§ **Stored items from a collection**
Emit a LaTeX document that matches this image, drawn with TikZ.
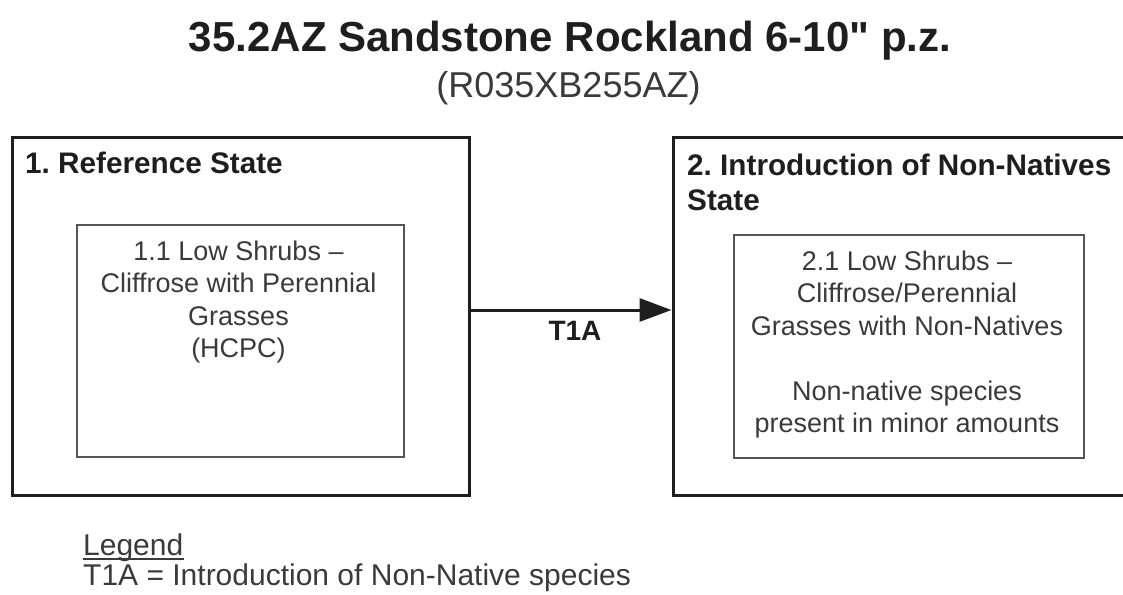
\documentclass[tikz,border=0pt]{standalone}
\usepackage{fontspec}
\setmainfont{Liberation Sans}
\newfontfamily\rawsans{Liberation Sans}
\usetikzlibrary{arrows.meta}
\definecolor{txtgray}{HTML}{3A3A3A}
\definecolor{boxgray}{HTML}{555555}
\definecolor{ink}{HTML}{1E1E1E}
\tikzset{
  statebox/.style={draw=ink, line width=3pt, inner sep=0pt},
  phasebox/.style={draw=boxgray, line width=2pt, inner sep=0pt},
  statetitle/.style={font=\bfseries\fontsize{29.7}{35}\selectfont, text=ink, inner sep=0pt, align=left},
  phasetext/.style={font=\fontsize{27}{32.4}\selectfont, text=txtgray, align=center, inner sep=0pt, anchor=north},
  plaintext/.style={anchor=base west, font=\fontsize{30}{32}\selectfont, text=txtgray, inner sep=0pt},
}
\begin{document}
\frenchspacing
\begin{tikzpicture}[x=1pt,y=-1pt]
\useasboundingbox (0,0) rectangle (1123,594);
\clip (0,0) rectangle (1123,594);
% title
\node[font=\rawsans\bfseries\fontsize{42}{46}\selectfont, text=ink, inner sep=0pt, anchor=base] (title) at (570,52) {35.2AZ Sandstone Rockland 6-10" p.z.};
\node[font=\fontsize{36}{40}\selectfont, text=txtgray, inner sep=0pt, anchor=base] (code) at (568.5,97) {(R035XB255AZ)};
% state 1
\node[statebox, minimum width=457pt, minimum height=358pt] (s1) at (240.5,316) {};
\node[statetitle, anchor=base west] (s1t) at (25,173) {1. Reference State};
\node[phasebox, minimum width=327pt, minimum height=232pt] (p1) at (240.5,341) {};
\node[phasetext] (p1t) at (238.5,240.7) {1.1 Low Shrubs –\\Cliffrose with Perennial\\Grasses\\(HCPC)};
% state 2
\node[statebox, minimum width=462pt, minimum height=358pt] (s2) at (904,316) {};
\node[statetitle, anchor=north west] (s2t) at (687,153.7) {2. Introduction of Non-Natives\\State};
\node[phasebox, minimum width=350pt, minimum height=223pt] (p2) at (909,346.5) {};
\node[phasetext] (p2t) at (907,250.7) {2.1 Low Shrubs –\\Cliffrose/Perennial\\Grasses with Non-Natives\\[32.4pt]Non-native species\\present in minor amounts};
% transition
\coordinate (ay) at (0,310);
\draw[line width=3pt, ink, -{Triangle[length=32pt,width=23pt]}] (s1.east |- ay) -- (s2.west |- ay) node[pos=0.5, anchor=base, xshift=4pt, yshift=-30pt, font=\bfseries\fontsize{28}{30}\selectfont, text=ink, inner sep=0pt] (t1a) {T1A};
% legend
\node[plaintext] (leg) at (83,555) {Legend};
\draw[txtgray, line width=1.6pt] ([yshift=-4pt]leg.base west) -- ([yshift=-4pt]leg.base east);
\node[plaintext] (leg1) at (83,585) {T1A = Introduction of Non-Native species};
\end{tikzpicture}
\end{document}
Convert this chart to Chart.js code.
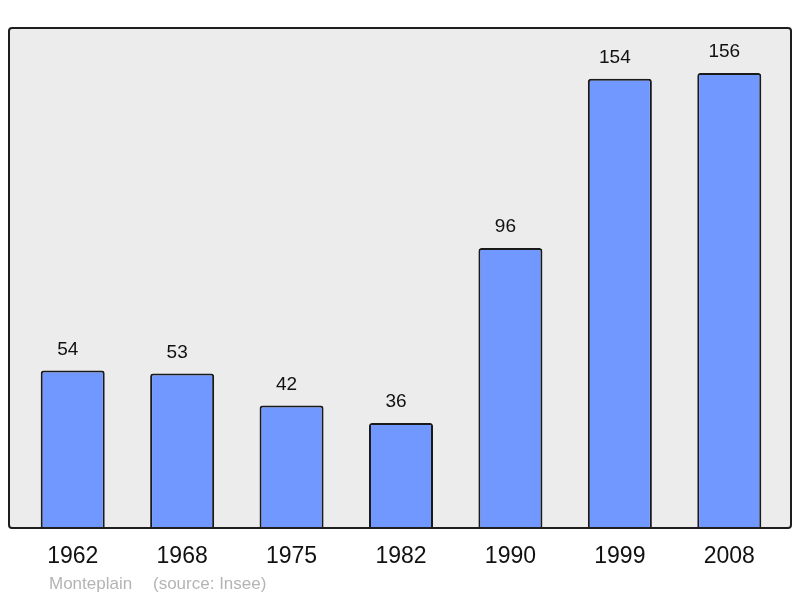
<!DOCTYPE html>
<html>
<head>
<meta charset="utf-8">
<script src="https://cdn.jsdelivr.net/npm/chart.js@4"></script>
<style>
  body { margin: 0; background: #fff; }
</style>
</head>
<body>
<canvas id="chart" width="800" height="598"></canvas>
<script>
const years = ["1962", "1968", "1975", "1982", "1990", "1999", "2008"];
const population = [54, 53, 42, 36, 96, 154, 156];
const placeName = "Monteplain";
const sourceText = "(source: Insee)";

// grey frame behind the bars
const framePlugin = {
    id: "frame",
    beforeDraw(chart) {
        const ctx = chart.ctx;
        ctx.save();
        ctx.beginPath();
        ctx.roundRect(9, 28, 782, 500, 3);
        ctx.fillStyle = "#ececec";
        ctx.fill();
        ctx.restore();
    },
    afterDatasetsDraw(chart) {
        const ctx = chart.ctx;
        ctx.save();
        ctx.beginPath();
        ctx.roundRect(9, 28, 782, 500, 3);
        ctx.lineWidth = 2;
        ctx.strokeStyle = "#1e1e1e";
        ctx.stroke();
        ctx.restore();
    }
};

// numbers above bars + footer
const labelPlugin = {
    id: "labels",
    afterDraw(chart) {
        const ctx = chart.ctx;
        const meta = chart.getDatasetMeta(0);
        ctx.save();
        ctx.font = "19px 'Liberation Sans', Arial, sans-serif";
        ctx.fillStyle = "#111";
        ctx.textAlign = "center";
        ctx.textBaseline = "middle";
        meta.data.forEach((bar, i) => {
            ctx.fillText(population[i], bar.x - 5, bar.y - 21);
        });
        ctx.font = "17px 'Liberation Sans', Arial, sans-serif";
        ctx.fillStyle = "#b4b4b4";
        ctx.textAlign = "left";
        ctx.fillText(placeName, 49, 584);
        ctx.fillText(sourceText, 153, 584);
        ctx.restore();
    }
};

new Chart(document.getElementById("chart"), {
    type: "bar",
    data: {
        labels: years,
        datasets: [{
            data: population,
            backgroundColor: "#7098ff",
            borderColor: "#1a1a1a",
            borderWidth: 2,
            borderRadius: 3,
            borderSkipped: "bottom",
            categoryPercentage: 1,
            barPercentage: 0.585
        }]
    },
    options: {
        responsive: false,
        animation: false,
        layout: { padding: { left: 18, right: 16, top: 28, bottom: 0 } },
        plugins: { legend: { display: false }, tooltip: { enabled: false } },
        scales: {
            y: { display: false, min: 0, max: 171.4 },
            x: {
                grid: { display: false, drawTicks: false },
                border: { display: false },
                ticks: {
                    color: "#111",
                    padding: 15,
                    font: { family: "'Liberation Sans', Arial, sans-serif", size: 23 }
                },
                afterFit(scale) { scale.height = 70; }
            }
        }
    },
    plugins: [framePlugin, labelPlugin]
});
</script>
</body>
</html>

§ **Set exercise**
Repeat the records above verbatim, with no pictures in the result.

§ **Solution for this task**
Emit a LaTeX document that matches this image, drawn with TikZ.
\documentclass[tikz,border=0pt]{standalone}
\usepackage{fontspec}
\setmainfont{Liberation Sans}
\newfontfamily\rawsans{Liberation Sans}
\usetikzlibrary{arrows.meta}
\definecolor{txtgray}{HTML}{3A3A3A}
\definecolor{boxgray}{HTML}{555555}
\definecolor{ink}{HTML}{1E1E1E}
\tikzset{
  statebox/.style={draw=ink, line width=3pt, inner sep=0pt},
  phasebox/.style={draw=boxgray, line width=2pt, inner sep=0pt},
  statetitle/.style={font=\bfseries\fontsize{29.7}{35}\selectfont, text=ink, inner sep=0pt, align=left},
  phasetext/.style={font=\fontsize{27}{32.4}\selectfont, text=txtgray, align=center, inner sep=0pt, anchor=north},
  plaintext/.style={anchor=base west, font=\fontsize{30}{32}\selectfont, text=txtgray, inner sep=0pt},
}
\begin{document}
\frenchspacing
\begin{tikzpicture}[x=1pt,y=-1pt]
\useasboundingbox (0,0) rectangle (1123,594);
\clip (0,0) rectangle (1123,594);
% title
\node[font=\rawsans\bfseries\fontsize{42}{46}\selectfont, text=ink, inner sep=0pt, anchor=base] (title) at (570,52) {35.2AZ Sandstone Rockland 6-10" p.z.};
\node[font=\fontsize{36}{40}\selectfont, text=txtgray, inner sep=0pt, anchor=base] (code) at (568.5,97) {(R035XB255AZ)};
% state 1
\node[statebox, minimum width=457pt, minimum height=358pt] (s1) at (240.5,316) {};
\node[statetitle, anchor=base west] (s1t) at (25,173) {1. Reference State};
\node[phasebox, minimum width=327pt, minimum height=232pt] (p1) at (240.5,341) {};
\node[phasetext] (p1t) at (238.5,240.7) {1.1 Low Shrubs –\\Cliffrose with Perennial\\Grasses\\(HCPC)};
% state 2
\node[statebox, minimum width=462pt, minimum height=358pt] (s2) at (904,316) {};
\node[statetitle, anchor=north west] (s2t) at (687,153.7) {2. Introduction of Non-Natives\\State};
\node[phasebox, minimum width=350pt, minimum height=223pt] (p2) at (909,346.5) {};
\node[phasetext] (p2t) at (907,250.7) {2.1 Low Shrubs –\\Cliffrose/Perennial\\Grasses with Non-Natives\\[32.4pt]Non-native species\\present in minor amounts};
% transition
\coordinate (ay) at (0,310);
\draw[line width=3pt, ink, -{Triangle[length=32pt,width=23pt]}] (s1.east |- ay) -- (s2.west |- ay) node[pos=0.5, anchor=base, xshift=4pt, yshift=-30pt, font=\bfseries\fontsize{28}{30}\selectfont, text=ink, inner sep=0pt] (t1a) {T1A};
% legend
\node[plaintext] (leg) at (83,555) {Legend};
\draw[txtgray, line width=1.6pt] ([yshift=-4pt]leg.base west) -- ([yshift=-4pt]leg.base east);
\node[plaintext] (leg1) at (83,585) {T1A = Introduction of Non-Native species};
\end{tikzpicture}
\end{document}
Convert this chart to Chart.js code.
<!DOCTYPE html>
<html>
<head>
<meta charset="utf-8">
<script src="https://cdn.jsdelivr.net/npm/chart.js@4"></script>
<style>
  body { margin: 0; background: #fff; }
</style>
</head>
<body>
<canvas id="chart" width="800" height="598"></canvas>
<script>
const years = ["1962", "1968", "1975", "1982", "1990", "1999", "2008"];
const population = [54, 53, 42, 36, 96, 154, 156];
const placeName = "Monteplain";
const sourceText = "(source: Insee)";

// grey frame behind the bars
const framePlugin = {
    id: "frame",
    beforeDraw(chart) {
        const ctx = chart.ctx;
        ctx.save();
        ctx.beginPath();
        ctx.roundRect(9, 28, 782, 500, 3);
        ctx.fillStyle = "#ececec";
        ctx.fill();
        ctx.restore();
    },
    afterDatasetsDraw(chart) {
        const ctx = chart.ctx;
        ctx.save();
        ctx.beginPath();
        ctx.roundRect(9, 28, 782, 500, 3);
        ctx.lineWidth = 2;
        ctx.strokeStyle = "#1e1e1e";
        ctx.stroke();
        ctx.restore();
    }
};

// numbers above bars + footer
const labelPlugin = {
    id: "labels",
    afterDraw(chart) {
        const ctx = chart.ctx;
        const meta = chart.getDatasetMeta(0);
        ctx.save();
        ctx.font = "19px 'Liberation Sans', Arial, sans-serif";
        ctx.fillStyle = "#111";
        ctx.textAlign = "center";
        ctx.textBaseline = "middle";
        meta.data.forEach((bar, i) => {
            ctx.fillText(population[i], bar.x - 5, bar.y - 21);
        });
        ctx.font = "17px 'Liberation Sans', Arial, sans-serif";
        ctx.fillStyle = "#b4b4b4";
        ctx.textAlign = "left";
        ctx.fillText(placeName, 49, 584);
        ctx.fillText(sourceText, 153, 584);
        ctx.restore();
    }
};

new Chart(document.getElementById("chart"), {
    type: "bar",
    data: {
        labels: years,
        datasets: [{
            data: population,
            backgroundColor: "#7098ff",
            borderColor: "#1a1a1a",
            borderWidth: 2,
            borderRadius: 3,
            borderSkipped: "bottom",
            categoryPercentage: 1,
            barPercentage: 0.585
        }]
    },
    options: {
        responsive: false,
        animation: false,
        layout: { padding: { left: 18, right: 16, top: 28, bottom: 0 } },
        plugins: { legend: { display: false }, tooltip: { enabled: false } },
        scales: {
            y: { display: false, min: 0, max: 171.4 },
            x: {
                grid: { display: false, drawTicks: false },
                border: { display: false },
                ticks: {
                    color: "#111",
                    padding: 15,
                    font: { family: "'Liberation Sans', Arial, sans-serif", size: 23 }
                },
                afterFit(scale) { scale.height = 70; }
            }
        }
    },
    plugins: [framePlugin, labelPlugin]
});
</script>
</body>
</html>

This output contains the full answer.